The Controlled-Z (CZ) gate is a quantum gate that operates on two qubits: one control qubit and one target qubit. When the control qubit is in the \(|1\rangle\) state, the Z gate (phase shift) is applied to the target qubit.

This gate applies a -1 phase shift to the \(|11\rangle\) state while leaving the other states unchanged. Let’s describe this process mathematically:

Consider an input state \(|\psi\rangle\) for a series of qubits, and let’s apply the CZ gate to these qubits.

\[ |\psi\rangle = \alpha|00\rangle + \beta|01\rangle + \gamma|10\rangle + \delta|11\rangle \]

When the control qubit is in the \(|1\rangle\) state and the target qubit is also in the \(|1\rangle\) state, a phase shift of \(-1\) is applied to \(|11\rangle\), resulting in:

\[ CZ |\psi\rangle = \alpha|00\rangle + \beta|01\rangle + \gamma|10\rangle – \delta|11\rangle \]

The CZ gate applies a phase shift to the target qubit when the control qubit is in the \(|1\rangle\) state.

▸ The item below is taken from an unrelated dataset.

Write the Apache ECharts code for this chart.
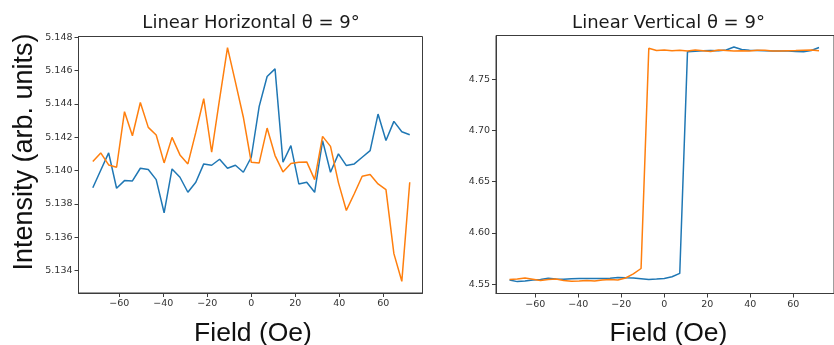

On the Bloch sphere, this results in a 180° rotation of the target qubit around the Z axis. The CZ gate is used to create entanglement and precisely control phase shifts.

Physically, the application of the CZ gate is typically performed in superconducting quantum circuits using microwave signals. In ion traps, laser pulses are used to apply the phase shift effect of the control qubit on the target qubit. This process requires precise timing and frequency control to achieve accurate phase shifts.

The CZ gate is used in quantum algorithms to implement phase shifts and to facilitate interactions between qubits. It is particularly useful for managing interference effects and creating entanglement.

11.1 Important Scenarios for the CZ Gate

There are three important scenarios where the CZ gate is essential:

1. Quantum Fourier Transform: The CZ gate is used in the Fourier transform to perform phase shift operations. This allows specific phases to be applied to specific qubits during the transformation process.

2. Entanglement Creation: The CZ gate is used to entangle qubits and to use this entanglement to control and manage interference effects. Entangled states, such as Bell states, can be created using combinations of the CZ and Hadamard gates.

3. Phase Shift Algorithms: The CZ gate is used to create specific phase relationships between qubits, and these phase relationships are used for measuring the results in quantum algorithms.

The CZ gate is a crucial component in quantum algorithms for phase control and entanglement. The creation of entangled states allows the use of quantum parallelism, and interference effects influence the measurement outcomes. The CZ gate is essential for improving the efficiency of quantum circuits and ensuring the accuracy of quantum algorithm results.